begin
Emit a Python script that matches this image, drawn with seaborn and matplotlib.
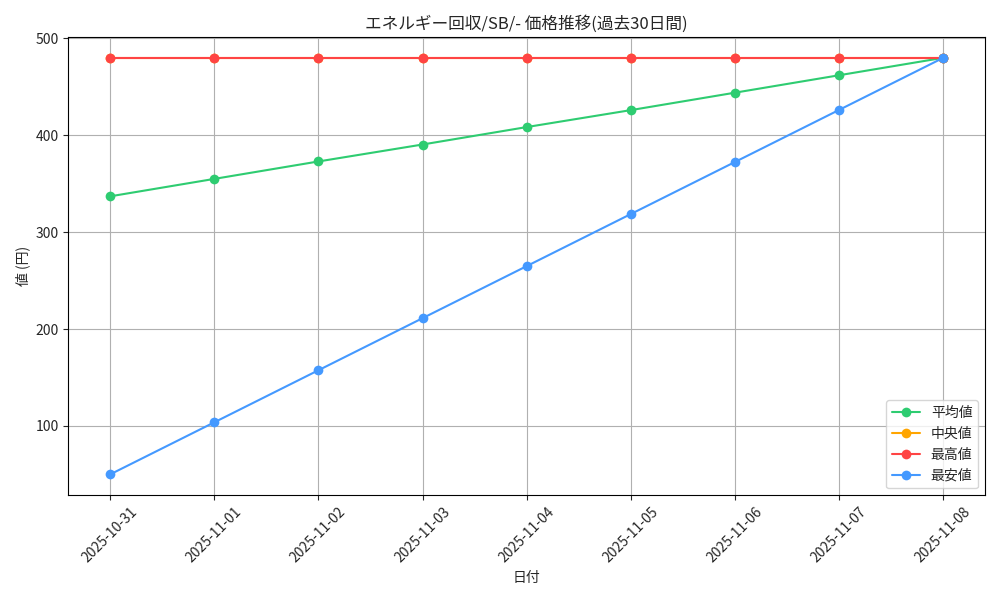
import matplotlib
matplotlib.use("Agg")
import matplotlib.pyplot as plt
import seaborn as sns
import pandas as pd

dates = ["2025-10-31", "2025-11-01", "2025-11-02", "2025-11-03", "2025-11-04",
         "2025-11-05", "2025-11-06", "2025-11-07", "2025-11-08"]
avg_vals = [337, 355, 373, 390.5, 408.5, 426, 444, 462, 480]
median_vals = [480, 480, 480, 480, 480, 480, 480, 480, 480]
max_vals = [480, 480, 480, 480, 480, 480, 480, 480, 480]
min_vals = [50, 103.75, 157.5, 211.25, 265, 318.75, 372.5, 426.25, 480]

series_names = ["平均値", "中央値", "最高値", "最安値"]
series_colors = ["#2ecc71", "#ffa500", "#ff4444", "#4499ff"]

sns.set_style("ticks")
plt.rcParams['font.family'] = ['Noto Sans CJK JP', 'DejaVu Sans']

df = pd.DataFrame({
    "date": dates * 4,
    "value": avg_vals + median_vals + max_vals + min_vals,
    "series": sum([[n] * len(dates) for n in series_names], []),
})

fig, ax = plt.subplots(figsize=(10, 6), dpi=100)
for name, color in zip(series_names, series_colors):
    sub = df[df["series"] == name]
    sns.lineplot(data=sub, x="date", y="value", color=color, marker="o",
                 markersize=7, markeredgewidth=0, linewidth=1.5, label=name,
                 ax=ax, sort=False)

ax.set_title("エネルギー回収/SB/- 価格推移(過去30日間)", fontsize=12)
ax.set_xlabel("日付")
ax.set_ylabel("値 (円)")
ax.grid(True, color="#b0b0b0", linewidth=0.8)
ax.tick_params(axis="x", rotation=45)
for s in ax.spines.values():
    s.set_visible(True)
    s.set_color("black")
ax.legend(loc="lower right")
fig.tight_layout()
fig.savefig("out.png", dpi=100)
end
» **Your task**
Leave out the pictures and retype every line above exactly.

» **Solution to the problem**
Emit a Python script that matches this image, drawn with seaborn and matplotlib.
import matplotlib
matplotlib.use("Agg")
import matplotlib.pyplot as plt
import seaborn as sns
import pandas as pd

dates = ["2025-10-31", "2025-11-01", "2025-11-02", "2025-11-03", "2025-11-04",
         "2025-11-05", "2025-11-06", "2025-11-07", "2025-11-08"]
avg_vals = [337, 355, 373, 390.5, 408.5, 426, 444, 462, 480]
median_vals = [480, 480, 480, 480, 480, 480, 480, 480, 480]
max_vals = [480, 480, 480, 480, 480, 480, 480, 480, 480]
min_vals = [50, 103.75, 157.5, 211.25, 265, 318.75, 372.5, 426.25, 480]

series_names = ["平均値", "中央値", "最高値", "最安値"]
series_colors = ["#2ecc71", "#ffa500", "#ff4444", "#4499ff"]

sns.set_style("ticks")
plt.rcParams['font.family'] = ['Noto Sans CJK JP', 'DejaVu Sans']

df = pd.DataFrame({
    "date": dates * 4,
    "value": avg_vals + median_vals + max_vals + min_vals,
    "series": sum([[n] * len(dates) for n in series_names], []),
})

fig, ax = plt.subplots(figsize=(10, 6), dpi=100)
for name, color in zip(series_names, series_colors):
    sub = df[df["series"] == name]
    sns.lineplot(data=sub, x="date", y="value", color=color, marker="o",
                 markersize=7, markeredgewidth=0, linewidth=1.5, label=name,
                 ax=ax, sort=False)

ax.set_title("エネルギー回収/SB/- 価格推移(過去30日間)", fontsize=12)
ax.set_xlabel("日付")
ax.set_ylabel("値 (円)")
ax.grid(True, color="#b0b0b0", linewidth=0.8)
ax.tick_params(axis="x", rotation=45)
for s in ax.spines.values():
    s.set_visible(True)
    s.set_color("black")
ax.legend(loc="lower right")
fig.tight_layout()
fig.savefig("out.png", dpi=100)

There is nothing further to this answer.